Итак, главное, что происходит в этом актерстве, в этом революционном празднестве, – это «разложение лица», уничтожение личности, растворение ее в хоре, легкая и почти пародийная смена социальных ролей («поэтессы – военморами»), человек теряет представление, кто он таков на самом деле, ибо целиком зависит от обряжающей его стихии. А потом и от возглавившей эту безличностную стихию партии. Кстати, личинность определяла не только жизнь интеллигенции в советский период, скрывавшей свои мысли под маской преданности, но и самих партийных работников. И дело тут не в их якобы двоемыслии. Это было их специфическое качество. Ведь член партии работал зачастую не по воле своих способностей или своей специальности, а по прихоти партии, «перебрасывавшей его на тот или иной участок работ» (термины специальные). С промышленного объекта в колхоз, а оттуда руководить учебным заведением или научным институтом, а потом вдруг – морским промыслом… Так осуществлялась полная потеря личной самоидентичности, когда не суть важно, кто ты есть на самом деле, а важно, как ты называешься, какую роль тебе «доверили». Вынести такую шизофреническую ситуацию могла только актерская психология, ставшая, как и отмечал Степун, в эту эпоху массовой. Существенно это было и для способности выживать в кровавом хаосе большевистско-мистериальной оргийности. В своих мемуарах Степун отмечал: «Ренегатов было в России немного: примитивный морализм не в русской природе, зато оборотни вертелись повсюду. В противоположность ренегату, оборотень – человек многомерно-артистического сознания. Поклонение новому не требует от него отречения от старого. Разнообразные жизненные обличил он так же легко совмещает в себе, как актер разные роли. С большевиками он большевик, с консерваторами – консерватор. С первыми он проливает кровь, со вторыми – слезы. И то, и другое в одинаковой степени лживо, но искренне»70 (курсив мой. – В. К.).

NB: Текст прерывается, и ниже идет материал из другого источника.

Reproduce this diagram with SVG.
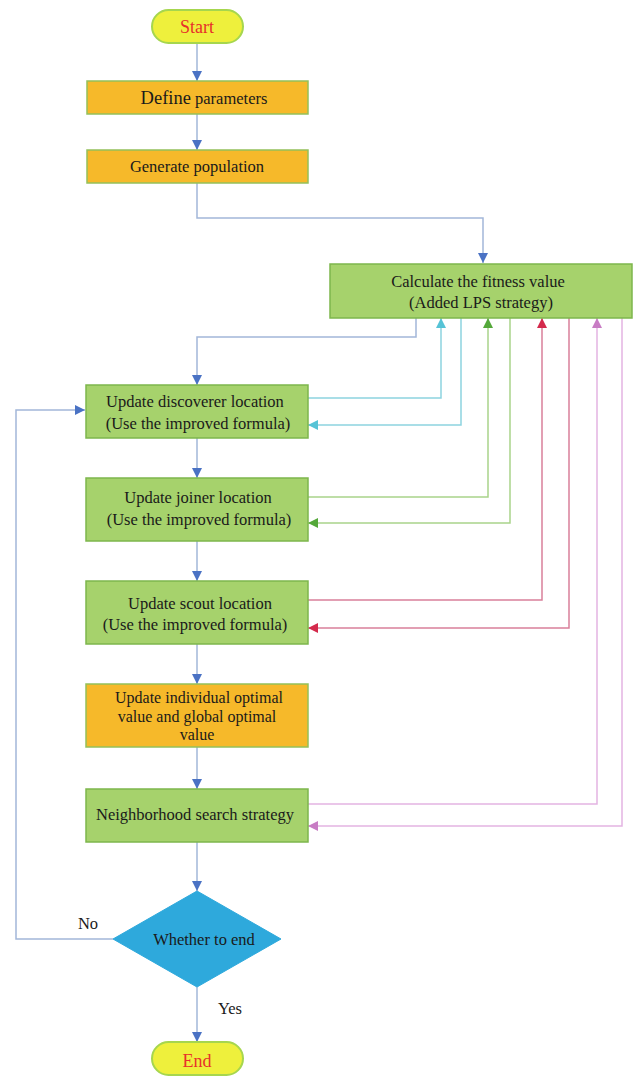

Революционные фанатики и ригористы вымирали в тоталитарно-игровой ситуации (в тотальной игре!) довольно быстро. Оставались и выживали – актеры, которые и воплотили в себе тип человека тоталитарной эпохи, эпохи восстания масс. Вот бытовой, но многозначащий пример. И Сталин, и его сподвижники являлись народу аскетами, суровыми бойцами и радетелями за счастье людей, хотя на самом деле жили они на спецдачах со спецпайками, участвуя в сталинских воистину лукулловых пирах. Но поразительно то, что двоедушия у этих людей не было, они разрешили это противоречие вживанием в каждую очередную роль. Похоже, Степун прав, что все ими делалось «в одинаковой степени лживо, но искренне».

  1. ПРЕОДОЛЕНИЕ ПОСЛЕДСТВИЙ

Разумеется, артистическая эпоха сама по себе, эпоха как таковая, не может быть виновата в такого рода последствиях. Она была результатом общеевропейского, если не общемирового кризиса. «Накануне Великой войны, – писал Степун, – все мы жили кризисами – кризисом религиозного, политического и эстетически-эротического сознания»71. Артистизм, театральность характерны, как показывает исторический опыт, для любого слома традиционного мировоззрения. Сложность описываемого периода (начало которого можно увидеть в Великой французской революции) в другом, а именно в том, что кризис коснулся не верхней части населения, как в эпоху Возрождения (когда как противоядие были найдены мера и перспектива для нормального существования человека), а многомиллионных масс, соприкоснувшихся с историческим бытием и возможностью свободы. А, как известно, количество при своем росте неминуемо переходит в иное качество, масштабы явления придали ему новое качество. Образовались – вместо мелких тираний Ренессанса – невиданные раньше человечеством гигантские тоталитарные общества. Так, на антиисторических путях человечество поначалу попыталось справиться со слишком неожиданным расширением поля свободы, как, впрочем, и с увеличением списка действующих лиц на исторической сцене, где каждый, не имея цивилизованной привычки зрителя, хотел сам играть роль главного героя.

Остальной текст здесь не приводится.